Sim, eu sei: o desenvolvimento económico e tal. O serviço às populações, a quem assiste o direito de acesso aos bens de consumo. O emprego criado! A lengalenga é sempre a mesma. Nunca ninguém faz contas aos empregos que se perdem, para o caso no comércio local, tão pujante que ele está.

A representante da DST, e dá-se-lhe um desconto porque falava em causa própria, achou por bem referir que a cidade deve estar grata pelo investimento que a empresa decidiu fazer. Presumo que o raciocínio implícito é o de que nós, cidadãos pobretes mas alegretes, devemos conformarmo-nos com estas manigâncias. Entretanto a digníssima representante não vive em Famalicão e não leva com estas benfeitorias. Alguém que lhe explique, a ela também, que já não estamos em 1985.

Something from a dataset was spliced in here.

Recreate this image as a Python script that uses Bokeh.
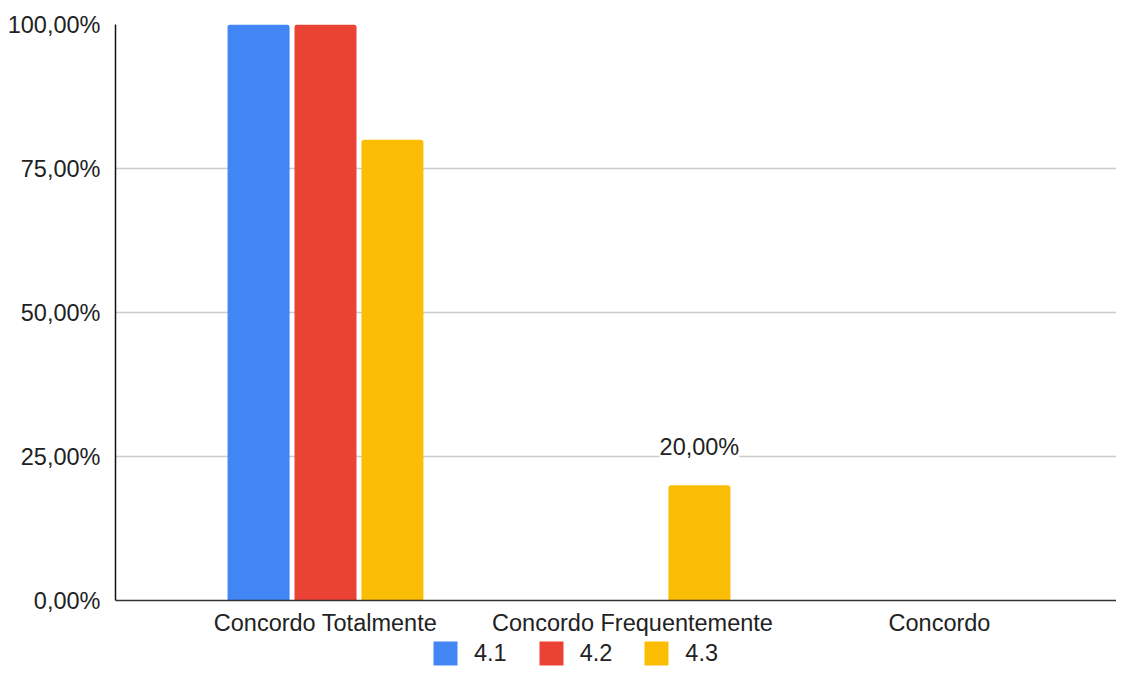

Já ouvimos isto, mais coisa, menos coisa, a propósito da expansão do CITEVE em pleno Parque da Cidade, que obrigou à deslocalização das hortas. Um processo verdadeiramente exemplar de procedimentos expeditos e transparência cívica. O Presidente da Câmara veio dizer que estava muito satisfeito com o desfecho (provisório) da contestação judicial, mas não surpreendido, visto que a Câmara tinha feito tudo bem, desde o início.

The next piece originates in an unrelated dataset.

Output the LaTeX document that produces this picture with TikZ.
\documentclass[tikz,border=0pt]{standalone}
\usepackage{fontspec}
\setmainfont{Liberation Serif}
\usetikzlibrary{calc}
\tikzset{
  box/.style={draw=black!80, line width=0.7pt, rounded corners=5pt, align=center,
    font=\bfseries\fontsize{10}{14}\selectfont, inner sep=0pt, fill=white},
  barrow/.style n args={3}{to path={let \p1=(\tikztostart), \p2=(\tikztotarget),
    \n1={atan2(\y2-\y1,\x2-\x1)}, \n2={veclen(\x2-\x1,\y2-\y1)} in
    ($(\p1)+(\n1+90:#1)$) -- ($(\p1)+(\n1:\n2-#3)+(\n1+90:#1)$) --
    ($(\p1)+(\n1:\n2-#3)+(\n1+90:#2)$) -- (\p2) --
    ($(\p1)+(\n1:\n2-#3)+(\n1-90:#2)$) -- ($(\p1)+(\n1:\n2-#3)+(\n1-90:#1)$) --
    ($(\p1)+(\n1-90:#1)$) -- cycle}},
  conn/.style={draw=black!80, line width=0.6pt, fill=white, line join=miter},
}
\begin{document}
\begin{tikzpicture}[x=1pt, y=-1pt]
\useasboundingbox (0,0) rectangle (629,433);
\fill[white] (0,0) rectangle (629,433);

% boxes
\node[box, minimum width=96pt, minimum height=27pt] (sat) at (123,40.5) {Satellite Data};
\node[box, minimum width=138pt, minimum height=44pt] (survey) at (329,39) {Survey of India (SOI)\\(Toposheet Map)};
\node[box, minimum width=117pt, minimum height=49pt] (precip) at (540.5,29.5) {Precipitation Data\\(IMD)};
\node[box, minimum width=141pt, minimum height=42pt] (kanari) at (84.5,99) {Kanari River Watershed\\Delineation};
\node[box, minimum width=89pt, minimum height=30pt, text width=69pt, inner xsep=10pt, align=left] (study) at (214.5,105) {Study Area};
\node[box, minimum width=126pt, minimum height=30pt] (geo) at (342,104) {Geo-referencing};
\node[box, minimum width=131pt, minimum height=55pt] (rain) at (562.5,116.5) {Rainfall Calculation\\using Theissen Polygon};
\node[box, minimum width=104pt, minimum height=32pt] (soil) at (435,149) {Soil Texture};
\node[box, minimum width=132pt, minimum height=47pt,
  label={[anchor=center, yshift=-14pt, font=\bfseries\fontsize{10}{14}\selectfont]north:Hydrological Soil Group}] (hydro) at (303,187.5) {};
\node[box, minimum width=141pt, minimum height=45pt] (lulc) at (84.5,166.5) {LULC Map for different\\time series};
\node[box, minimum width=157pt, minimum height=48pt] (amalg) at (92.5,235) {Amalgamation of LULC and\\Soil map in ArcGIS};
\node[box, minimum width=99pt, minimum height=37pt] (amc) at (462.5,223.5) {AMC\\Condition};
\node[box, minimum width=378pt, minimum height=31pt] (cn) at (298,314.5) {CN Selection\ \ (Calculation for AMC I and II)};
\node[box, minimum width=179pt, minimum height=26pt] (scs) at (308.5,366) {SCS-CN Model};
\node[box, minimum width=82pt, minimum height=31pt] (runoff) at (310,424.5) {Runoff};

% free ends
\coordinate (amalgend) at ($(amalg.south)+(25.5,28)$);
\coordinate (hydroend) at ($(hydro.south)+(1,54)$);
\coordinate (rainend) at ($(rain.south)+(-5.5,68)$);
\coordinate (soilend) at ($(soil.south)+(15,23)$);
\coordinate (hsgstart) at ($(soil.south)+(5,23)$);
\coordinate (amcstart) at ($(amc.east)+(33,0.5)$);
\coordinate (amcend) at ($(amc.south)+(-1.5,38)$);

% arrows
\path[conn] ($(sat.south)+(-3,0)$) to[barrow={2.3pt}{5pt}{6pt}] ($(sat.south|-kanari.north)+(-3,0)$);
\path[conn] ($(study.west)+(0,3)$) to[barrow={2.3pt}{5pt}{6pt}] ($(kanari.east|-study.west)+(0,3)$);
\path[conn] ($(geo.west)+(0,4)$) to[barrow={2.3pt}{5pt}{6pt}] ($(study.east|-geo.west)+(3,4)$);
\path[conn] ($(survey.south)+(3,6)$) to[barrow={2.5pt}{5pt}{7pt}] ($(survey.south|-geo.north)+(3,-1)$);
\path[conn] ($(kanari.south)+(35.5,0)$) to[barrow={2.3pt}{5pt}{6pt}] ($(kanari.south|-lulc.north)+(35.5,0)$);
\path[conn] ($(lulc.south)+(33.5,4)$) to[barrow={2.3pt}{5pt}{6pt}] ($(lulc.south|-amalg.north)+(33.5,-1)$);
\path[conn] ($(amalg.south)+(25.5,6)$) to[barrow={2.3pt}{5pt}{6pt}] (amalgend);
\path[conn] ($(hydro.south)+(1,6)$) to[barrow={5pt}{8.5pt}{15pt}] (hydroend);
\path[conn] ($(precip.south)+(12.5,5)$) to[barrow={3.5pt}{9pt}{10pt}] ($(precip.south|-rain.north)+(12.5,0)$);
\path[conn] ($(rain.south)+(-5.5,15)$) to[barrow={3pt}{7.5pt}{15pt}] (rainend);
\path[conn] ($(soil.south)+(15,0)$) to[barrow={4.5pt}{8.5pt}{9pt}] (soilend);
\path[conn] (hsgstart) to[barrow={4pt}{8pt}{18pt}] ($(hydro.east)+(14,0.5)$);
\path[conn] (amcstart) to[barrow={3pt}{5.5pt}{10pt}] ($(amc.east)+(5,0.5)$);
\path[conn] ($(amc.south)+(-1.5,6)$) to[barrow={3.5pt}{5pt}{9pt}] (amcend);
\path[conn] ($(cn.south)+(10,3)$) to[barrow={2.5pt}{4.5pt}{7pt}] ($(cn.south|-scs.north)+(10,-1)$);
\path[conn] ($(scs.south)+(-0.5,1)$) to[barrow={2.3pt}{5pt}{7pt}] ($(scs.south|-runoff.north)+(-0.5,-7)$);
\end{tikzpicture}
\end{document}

Ainda bem para ele, estar satisfeito consigo mesmo é meio caminho andado para o sucesso na vida. Pelo menos eu lembro-me sempre dele e do antecessor dele quando por lá passo, deve ser a isto que chamam deixar uma marca indelével na cidade. Temo que não seja a última.

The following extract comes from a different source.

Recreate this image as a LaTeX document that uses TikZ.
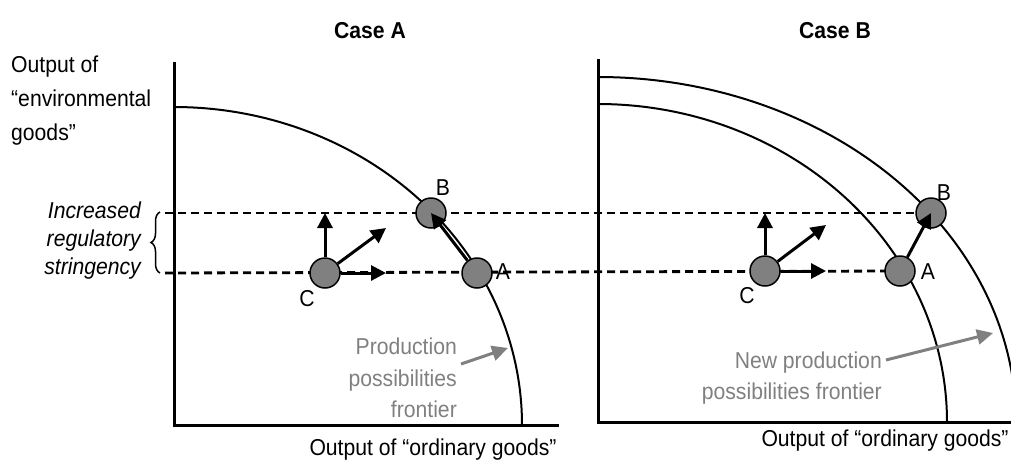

Pois o ponto é que a questão não é essa, nunca foi. Ninguém põe em causa que o CITEVE possa expandir as suas actividades, como ninguém põe em causa que o LIDL possa abrir mais superfícies comerciais no concelho. A questão é onde, porquê e a que custo da qualidade de vida das populações.

Mesmo porque o projecto da saída norte impõe outras visões “modernizantes”. Há a proverbial paixão pelas rotundas: são mais duas, caríssimo leitor. Numa faixa de estrada de quatrocentos metros (sem rigor científico…) vamos passar a ter quatro rotundas!

A diretora do Departamento de Urbanismo acha que servem para moderar a velocidade do trânsito automóvel. Eu cá acho que, a não ser que se justifiquem por razões de escoamento de trânsito, o que manifestamente não é o caso, servem para armar ao pingarelho e para infernizar a circulação dentro e fora da cidade.

Vamos ter passeios e ciclovias em ambos os sentidos, coisa que (pelos vistos) se deve agradecer e que a representante da DST muito perorou por aumentar o espaço de cedência(!). Mas para espaços verdes só sobra 17% da área do terreno, e lá se vai a expansão para norte do corredor verde de que sucessivas vereações do município fizeram gala.

Acaso acha que o parque de estacionamento afecto ao tribunal é suficiente para as necessidades? Fique a saber que os lugares de estacionamento vão diminuir, não aumentar. Assim se acautela o futuro, mas pode sempre ir ao tribunal usando os passeios e as ciclovias que a DST nos vai oferecer.

E por fim, a cereja no topo do bolo: ainda não é certo que a parcela destinada a fins habitacionais não venha a ter uso comercial. Então, aí sim, seria a epifania do cimento e do negócio, e a nós parece que só nos cumpre dizer: obrigadinho!

Voltando ao LIDL, claro que o LIDL agradece o obséquio. É melhor ter o estaminé dentro da cidade do que fora dela. Mas não é no LIDL que somos chamados a votar para eleger quem represente o interesse do município. Não é ao LIDL que compete gerir o território pondo em equação prós e contras do ordenamento urbanístico. É na vereação em exercício que recai essa responsabilidade.

Termino dizendo o seguinte: eu gostaria muito mais de “viver aqui” se percepcionasse os poderes públicos locais como estando ao serviço dos interesses das populações e da sua qualidade de vida.

Entendo que este projecto é um abuso de cidadania porque insiste em erros que são evidentes à vista desarmada e que importa por isso não repetir, pois só provocam o (des)ordenamento arbitrário do espaço citadino e prejudicam para futuro a fruição da cidade que é de todos.

O mantra do desenvolvimento não tem que ser isto, pode muito bem compatibilizar-se com a integração harmoniosa das funções da cidade (económicas, cívicas e de lazer). Ainda vão a tempo, mas será que querem?